> [EXERCISE]:
Each entry below is to be given again word for word, with no pictures.

****************************************

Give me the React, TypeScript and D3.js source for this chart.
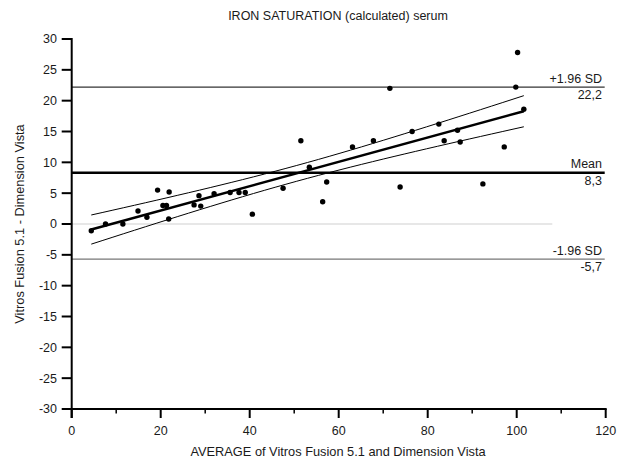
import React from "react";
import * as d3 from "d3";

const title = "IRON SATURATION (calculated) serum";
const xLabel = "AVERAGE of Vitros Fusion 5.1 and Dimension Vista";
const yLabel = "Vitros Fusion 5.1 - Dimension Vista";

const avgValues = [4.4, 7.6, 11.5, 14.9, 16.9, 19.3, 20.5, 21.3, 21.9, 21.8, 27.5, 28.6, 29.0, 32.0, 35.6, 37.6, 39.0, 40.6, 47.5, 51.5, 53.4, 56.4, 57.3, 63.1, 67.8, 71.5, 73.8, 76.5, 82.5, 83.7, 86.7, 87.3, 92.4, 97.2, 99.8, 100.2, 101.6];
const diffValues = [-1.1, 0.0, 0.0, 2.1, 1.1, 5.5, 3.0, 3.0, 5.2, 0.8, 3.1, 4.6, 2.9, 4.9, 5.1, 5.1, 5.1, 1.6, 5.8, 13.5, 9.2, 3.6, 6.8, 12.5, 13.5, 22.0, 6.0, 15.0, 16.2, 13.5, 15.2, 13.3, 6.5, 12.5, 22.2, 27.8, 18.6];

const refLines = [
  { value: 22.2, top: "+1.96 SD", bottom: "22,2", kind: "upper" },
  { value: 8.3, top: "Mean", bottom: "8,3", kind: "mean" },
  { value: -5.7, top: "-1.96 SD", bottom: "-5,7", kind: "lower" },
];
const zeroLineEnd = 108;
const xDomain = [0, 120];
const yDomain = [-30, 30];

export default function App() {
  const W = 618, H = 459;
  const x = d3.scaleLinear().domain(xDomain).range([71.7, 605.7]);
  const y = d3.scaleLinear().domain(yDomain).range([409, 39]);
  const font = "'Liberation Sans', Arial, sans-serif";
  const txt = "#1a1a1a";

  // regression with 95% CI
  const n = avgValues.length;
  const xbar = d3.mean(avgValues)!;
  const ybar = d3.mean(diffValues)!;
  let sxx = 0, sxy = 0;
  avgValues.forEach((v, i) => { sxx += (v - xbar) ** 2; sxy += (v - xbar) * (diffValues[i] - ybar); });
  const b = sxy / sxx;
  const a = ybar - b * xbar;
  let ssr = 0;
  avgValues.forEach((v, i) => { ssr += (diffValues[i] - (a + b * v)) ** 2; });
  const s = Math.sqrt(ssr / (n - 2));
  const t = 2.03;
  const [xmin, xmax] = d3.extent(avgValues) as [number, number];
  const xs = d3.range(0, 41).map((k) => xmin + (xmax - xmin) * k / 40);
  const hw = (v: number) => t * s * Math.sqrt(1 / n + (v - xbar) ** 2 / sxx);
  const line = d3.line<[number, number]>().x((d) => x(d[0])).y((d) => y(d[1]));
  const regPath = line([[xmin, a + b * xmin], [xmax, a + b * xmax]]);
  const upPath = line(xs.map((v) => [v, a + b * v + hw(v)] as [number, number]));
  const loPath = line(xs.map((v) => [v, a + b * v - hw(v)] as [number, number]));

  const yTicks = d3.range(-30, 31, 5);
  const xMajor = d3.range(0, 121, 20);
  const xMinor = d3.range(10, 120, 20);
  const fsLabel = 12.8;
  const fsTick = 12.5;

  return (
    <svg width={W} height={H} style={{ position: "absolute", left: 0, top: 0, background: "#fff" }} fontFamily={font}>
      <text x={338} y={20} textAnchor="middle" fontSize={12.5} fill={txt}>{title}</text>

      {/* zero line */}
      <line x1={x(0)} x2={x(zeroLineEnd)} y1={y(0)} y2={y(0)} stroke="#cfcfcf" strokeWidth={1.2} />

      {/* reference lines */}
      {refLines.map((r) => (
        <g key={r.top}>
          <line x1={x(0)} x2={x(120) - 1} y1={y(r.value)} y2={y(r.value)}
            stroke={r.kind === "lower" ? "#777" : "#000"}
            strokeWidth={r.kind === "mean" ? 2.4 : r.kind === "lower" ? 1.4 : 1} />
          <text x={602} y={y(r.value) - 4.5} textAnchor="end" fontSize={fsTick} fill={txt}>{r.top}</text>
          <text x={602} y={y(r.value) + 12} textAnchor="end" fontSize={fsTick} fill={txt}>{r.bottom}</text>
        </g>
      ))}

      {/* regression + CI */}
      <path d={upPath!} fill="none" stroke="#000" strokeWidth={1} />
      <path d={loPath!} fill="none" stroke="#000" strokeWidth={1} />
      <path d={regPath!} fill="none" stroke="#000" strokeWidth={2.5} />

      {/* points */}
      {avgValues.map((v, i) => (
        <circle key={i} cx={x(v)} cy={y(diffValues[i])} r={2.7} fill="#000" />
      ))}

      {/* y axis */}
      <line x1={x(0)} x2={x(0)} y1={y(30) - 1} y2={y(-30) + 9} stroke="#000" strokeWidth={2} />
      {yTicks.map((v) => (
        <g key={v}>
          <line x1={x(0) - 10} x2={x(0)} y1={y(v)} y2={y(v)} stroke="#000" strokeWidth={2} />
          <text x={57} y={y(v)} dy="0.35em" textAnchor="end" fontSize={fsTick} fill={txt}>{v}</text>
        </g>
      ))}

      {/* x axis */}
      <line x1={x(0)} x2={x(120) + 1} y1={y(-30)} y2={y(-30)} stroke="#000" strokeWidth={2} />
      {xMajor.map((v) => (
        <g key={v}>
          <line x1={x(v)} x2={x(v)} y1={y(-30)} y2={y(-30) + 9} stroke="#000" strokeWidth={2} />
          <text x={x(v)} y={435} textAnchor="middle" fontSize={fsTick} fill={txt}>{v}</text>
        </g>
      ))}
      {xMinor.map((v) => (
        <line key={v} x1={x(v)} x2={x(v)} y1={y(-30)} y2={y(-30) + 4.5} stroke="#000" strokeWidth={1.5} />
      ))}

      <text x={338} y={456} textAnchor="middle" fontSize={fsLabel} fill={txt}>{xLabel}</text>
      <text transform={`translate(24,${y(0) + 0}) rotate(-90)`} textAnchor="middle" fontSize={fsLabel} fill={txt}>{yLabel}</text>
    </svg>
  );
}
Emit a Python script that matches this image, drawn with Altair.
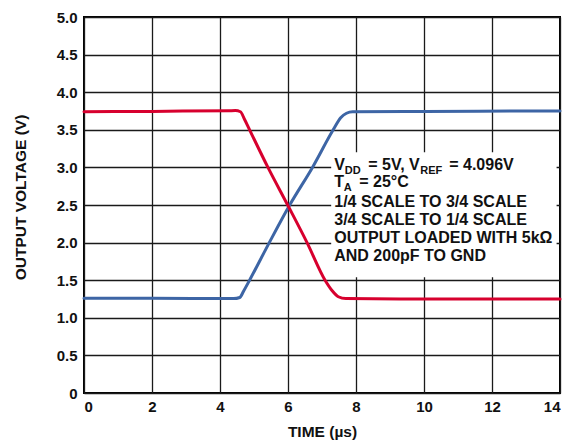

****************************************

> [PROBLEM SOLUTION]:
Give me the React, TypeScript and D3.js source for this chart.
import React from "react";
import * as d3 from "d3";

const title = "IRON SATURATION (calculated) serum";
const xLabel = "AVERAGE of Vitros Fusion 5.1 and Dimension Vista";
const yLabel = "Vitros Fusion 5.1 - Dimension Vista";

const avgValues = [4.4, 7.6, 11.5, 14.9, 16.9, 19.3, 20.5, 21.3, 21.9, 21.8, 27.5, 28.6, 29.0, 32.0, 35.6, 37.6, 39.0, 40.6, 47.5, 51.5, 53.4, 56.4, 57.3, 63.1, 67.8, 71.5, 73.8, 76.5, 82.5, 83.7, 86.7, 87.3, 92.4, 97.2, 99.8, 100.2, 101.6];
const diffValues = [-1.1, 0.0, 0.0, 2.1, 1.1, 5.5, 3.0, 3.0, 5.2, 0.8, 3.1, 4.6, 2.9, 4.9, 5.1, 5.1, 5.1, 1.6, 5.8, 13.5, 9.2, 3.6, 6.8, 12.5, 13.5, 22.0, 6.0, 15.0, 16.2, 13.5, 15.2, 13.3, 6.5, 12.5, 22.2, 27.8, 18.6];

const refLines = [
  { value: 22.2, top: "+1.96 SD", bottom: "22,2", kind: "upper" },
  { value: 8.3, top: "Mean", bottom: "8,3", kind: "mean" },
  { value: -5.7, top: "-1.96 SD", bottom: "-5,7", kind: "lower" },
];
const zeroLineEnd = 108;
const xDomain = [0, 120];
const yDomain = [-30, 30];

export default function App() {
  const W = 618, H = 459;
  const x = d3.scaleLinear().domain(xDomain).range([71.7, 605.7]);
  const y = d3.scaleLinear().domain(yDomain).range([409, 39]);
  const font = "'Liberation Sans', Arial, sans-serif";
  const txt = "#1a1a1a";

  // regression with 95% CI
  const n = avgValues.length;
  const xbar = d3.mean(avgValues)!;
  const ybar = d3.mean(diffValues)!;
  let sxx = 0, sxy = 0;
  avgValues.forEach((v, i) => { sxx += (v - xbar) ** 2; sxy += (v - xbar) * (diffValues[i] - ybar); });
  const b = sxy / sxx;
  const a = ybar - b * xbar;
  let ssr = 0;
  avgValues.forEach((v, i) => { ssr += (diffValues[i] - (a + b * v)) ** 2; });
  const s = Math.sqrt(ssr / (n - 2));
  const t = 2.03;
  const [xmin, xmax] = d3.extent(avgValues) as [number, number];
  const xs = d3.range(0, 41).map((k) => xmin + (xmax - xmin) * k / 40);
  const hw = (v: number) => t * s * Math.sqrt(1 / n + (v - xbar) ** 2 / sxx);
  const line = d3.line<[number, number]>().x((d) => x(d[0])).y((d) => y(d[1]));
  const regPath = line([[xmin, a + b * xmin], [xmax, a + b * xmax]]);
  const upPath = line(xs.map((v) => [v, a + b * v + hw(v)] as [number, number]));
  const loPath = line(xs.map((v) => [v, a + b * v - hw(v)] as [number, number]));

  const yTicks = d3.range(-30, 31, 5);
  const xMajor = d3.range(0, 121, 20);
  const xMinor = d3.range(10, 120, 20);
  const fsLabel = 12.8;
  const fsTick = 12.5;

  return (
    <svg width={W} height={H} style={{ position: "absolute", left: 0, top: 0, background: "#fff" }} fontFamily={font}>
      <text x={338} y={20} textAnchor="middle" fontSize={12.5} fill={txt}>{title}</text>

      {/* zero line */}
      <line x1={x(0)} x2={x(zeroLineEnd)} y1={y(0)} y2={y(0)} stroke="#cfcfcf" strokeWidth={1.2} />

      {/* reference lines */}
      {refLines.map((r) => (
        <g key={r.top}>
          <line x1={x(0)} x2={x(120) - 1} y1={y(r.value)} y2={y(r.value)}
            stroke={r.kind === "lower" ? "#777" : "#000"}
            strokeWidth={r.kind === "mean" ? 2.4 : r.kind === "lower" ? 1.4 : 1} />
          <text x={602} y={y(r.value) - 4.5} textAnchor="end" fontSize={fsTick} fill={txt}>{r.top}</text>
          <text x={602} y={y(r.value) + 12} textAnchor="end" fontSize={fsTick} fill={txt}>{r.bottom}</text>
        </g>
      ))}

      {/* regression + CI */}
      <path d={upPath!} fill="none" stroke="#000" strokeWidth={1} />
      <path d={loPath!} fill="none" stroke="#000" strokeWidth={1} />
      <path d={regPath!} fill="none" stroke="#000" strokeWidth={2.5} />

      {/* points */}
      {avgValues.map((v, i) => (
        <circle key={i} cx={x(v)} cy={y(diffValues[i])} r={2.7} fill="#000" />
      ))}

      {/* y axis */}
      <line x1={x(0)} x2={x(0)} y1={y(30) - 1} y2={y(-30) + 9} stroke="#000" strokeWidth={2} />
      {yTicks.map((v) => (
        <g key={v}>
          <line x1={x(0) - 10} x2={x(0)} y1={y(v)} y2={y(v)} stroke="#000" strokeWidth={2} />
          <text x={57} y={y(v)} dy="0.35em" textAnchor="end" fontSize={fsTick} fill={txt}>{v}</text>
        </g>
      ))}

      {/* x axis */}
      <line x1={x(0)} x2={x(120) + 1} y1={y(-30)} y2={y(-30)} stroke="#000" strokeWidth={2} />
      {xMajor.map((v) => (
        <g key={v}>
          <line x1={x(v)} x2={x(v)} y1={y(-30)} y2={y(-30) + 9} stroke="#000" strokeWidth={2} />
          <text x={x(v)} y={435} textAnchor="middle" fontSize={fsTick} fill={txt}>{v}</text>
        </g>
      ))}
      {xMinor.map((v) => (
        <line key={v} x1={x(v)} x2={x(v)} y1={y(-30)} y2={y(-30) + 4.5} stroke="#000" strokeWidth={1.5} />
      ))}

      <text x={338} y={456} textAnchor="middle" fontSize={fsLabel} fill={txt}>{xLabel}</text>
      <text transform={`translate(24,${y(0) + 0}) rotate(-90)`} textAnchor="middle" fontSize={fsLabel} fill={txt}>{yLabel}</text>
    </svg>
  );
}
Emit a Python script that matches this image, drawn with Altair.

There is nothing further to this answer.